## begin Entries provided
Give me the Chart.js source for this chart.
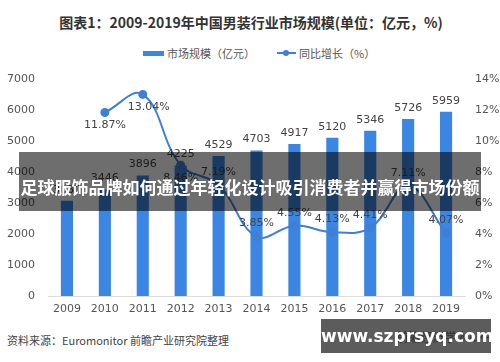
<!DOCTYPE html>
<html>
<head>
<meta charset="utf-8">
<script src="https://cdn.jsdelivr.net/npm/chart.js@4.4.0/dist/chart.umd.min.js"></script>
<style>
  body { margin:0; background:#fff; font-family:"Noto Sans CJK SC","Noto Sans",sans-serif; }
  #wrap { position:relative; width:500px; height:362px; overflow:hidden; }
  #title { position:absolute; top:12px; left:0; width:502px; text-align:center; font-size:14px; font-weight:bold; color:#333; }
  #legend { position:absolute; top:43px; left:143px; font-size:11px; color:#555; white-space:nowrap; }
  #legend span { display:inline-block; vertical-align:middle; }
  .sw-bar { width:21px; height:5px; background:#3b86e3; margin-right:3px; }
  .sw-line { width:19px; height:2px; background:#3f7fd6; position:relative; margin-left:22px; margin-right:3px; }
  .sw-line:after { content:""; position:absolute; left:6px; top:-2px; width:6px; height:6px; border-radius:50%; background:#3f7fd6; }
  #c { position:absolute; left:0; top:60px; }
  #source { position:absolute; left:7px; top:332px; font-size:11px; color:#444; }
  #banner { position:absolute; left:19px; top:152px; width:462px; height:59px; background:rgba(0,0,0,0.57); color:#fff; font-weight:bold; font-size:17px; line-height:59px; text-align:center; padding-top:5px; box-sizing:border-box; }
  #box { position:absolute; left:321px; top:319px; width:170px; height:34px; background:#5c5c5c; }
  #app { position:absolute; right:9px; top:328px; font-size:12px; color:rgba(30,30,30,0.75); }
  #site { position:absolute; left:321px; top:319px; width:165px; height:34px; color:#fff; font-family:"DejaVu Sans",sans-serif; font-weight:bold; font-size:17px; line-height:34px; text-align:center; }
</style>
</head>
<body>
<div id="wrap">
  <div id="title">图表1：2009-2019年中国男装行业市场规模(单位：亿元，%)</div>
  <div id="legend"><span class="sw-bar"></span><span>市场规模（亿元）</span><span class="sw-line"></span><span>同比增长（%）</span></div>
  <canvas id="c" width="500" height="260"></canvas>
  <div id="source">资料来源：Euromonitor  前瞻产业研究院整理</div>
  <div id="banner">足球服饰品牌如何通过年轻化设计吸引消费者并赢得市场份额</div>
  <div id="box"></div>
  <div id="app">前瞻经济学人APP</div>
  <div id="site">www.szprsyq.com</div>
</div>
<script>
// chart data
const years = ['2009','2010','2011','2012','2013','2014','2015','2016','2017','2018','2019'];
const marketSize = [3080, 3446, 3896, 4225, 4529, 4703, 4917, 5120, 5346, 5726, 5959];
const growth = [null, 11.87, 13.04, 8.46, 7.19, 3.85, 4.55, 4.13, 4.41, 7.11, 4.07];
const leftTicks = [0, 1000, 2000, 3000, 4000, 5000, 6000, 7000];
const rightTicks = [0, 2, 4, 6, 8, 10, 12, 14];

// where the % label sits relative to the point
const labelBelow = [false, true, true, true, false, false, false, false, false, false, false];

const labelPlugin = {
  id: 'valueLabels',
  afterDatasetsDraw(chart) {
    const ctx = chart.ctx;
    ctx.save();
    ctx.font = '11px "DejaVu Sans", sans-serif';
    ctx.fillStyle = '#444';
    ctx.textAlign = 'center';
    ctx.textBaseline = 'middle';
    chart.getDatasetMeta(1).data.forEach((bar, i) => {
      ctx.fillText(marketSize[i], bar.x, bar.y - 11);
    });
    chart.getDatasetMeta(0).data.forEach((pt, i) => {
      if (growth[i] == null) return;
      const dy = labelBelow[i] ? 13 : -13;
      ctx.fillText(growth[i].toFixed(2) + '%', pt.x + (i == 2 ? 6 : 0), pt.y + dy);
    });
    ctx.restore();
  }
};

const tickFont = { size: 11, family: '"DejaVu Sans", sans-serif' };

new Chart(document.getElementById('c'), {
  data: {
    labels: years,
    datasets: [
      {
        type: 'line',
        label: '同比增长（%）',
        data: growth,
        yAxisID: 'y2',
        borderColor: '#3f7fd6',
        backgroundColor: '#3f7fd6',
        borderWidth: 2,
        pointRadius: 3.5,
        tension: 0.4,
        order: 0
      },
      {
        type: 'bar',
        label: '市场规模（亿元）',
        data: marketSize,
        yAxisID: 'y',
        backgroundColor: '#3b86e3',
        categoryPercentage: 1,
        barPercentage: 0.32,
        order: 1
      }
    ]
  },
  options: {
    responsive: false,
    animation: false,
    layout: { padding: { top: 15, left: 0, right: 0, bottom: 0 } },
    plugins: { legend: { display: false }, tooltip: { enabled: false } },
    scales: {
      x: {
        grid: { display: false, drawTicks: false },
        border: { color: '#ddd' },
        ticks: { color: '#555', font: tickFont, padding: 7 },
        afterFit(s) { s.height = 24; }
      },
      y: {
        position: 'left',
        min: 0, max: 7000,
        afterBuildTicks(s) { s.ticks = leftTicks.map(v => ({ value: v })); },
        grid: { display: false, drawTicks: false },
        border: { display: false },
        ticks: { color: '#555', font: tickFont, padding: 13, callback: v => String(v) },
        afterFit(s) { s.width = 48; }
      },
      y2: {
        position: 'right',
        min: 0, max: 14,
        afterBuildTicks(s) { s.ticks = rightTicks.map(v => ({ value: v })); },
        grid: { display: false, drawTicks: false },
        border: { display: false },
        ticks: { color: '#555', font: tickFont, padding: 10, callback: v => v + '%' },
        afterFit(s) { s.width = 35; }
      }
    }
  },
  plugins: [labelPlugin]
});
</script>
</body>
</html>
## end Entries provided
## begin Entries provided
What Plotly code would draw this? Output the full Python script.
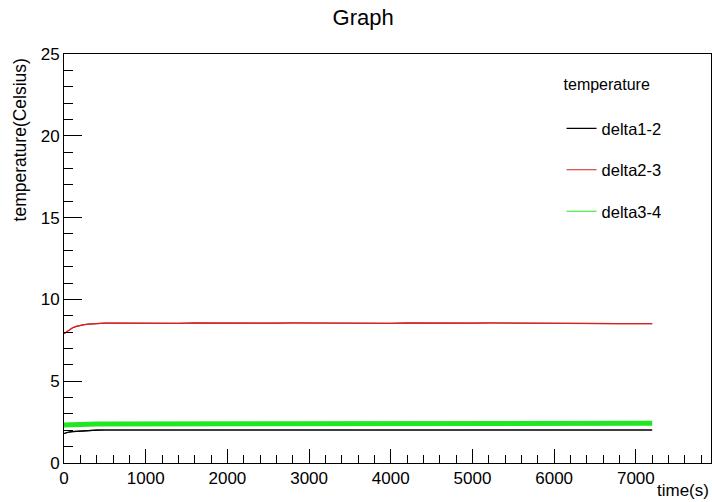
## end Entries provided
## begin Entries provided
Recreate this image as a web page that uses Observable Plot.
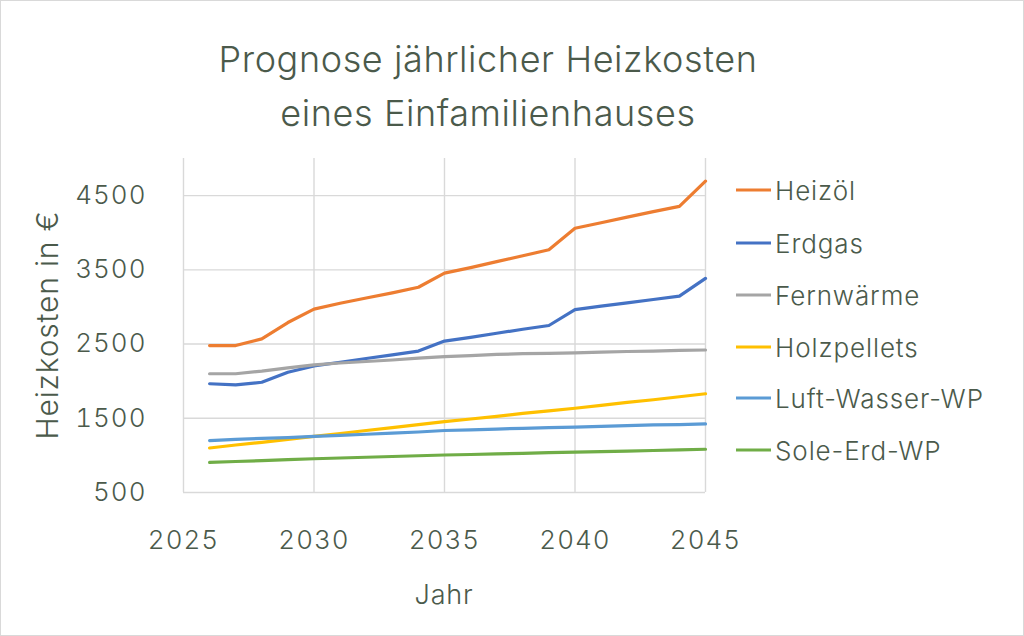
## end Entries provided
Work to do - Pull every line containing the word "script" out of the material.

Exercise solution -
<script src="https://cdn.jsdelivr.net/npm/chart.js@4.4.0/dist/chart.umd.min.js"></script>
<script>
</script>
What Plotly code would draw this? Output the full Python script.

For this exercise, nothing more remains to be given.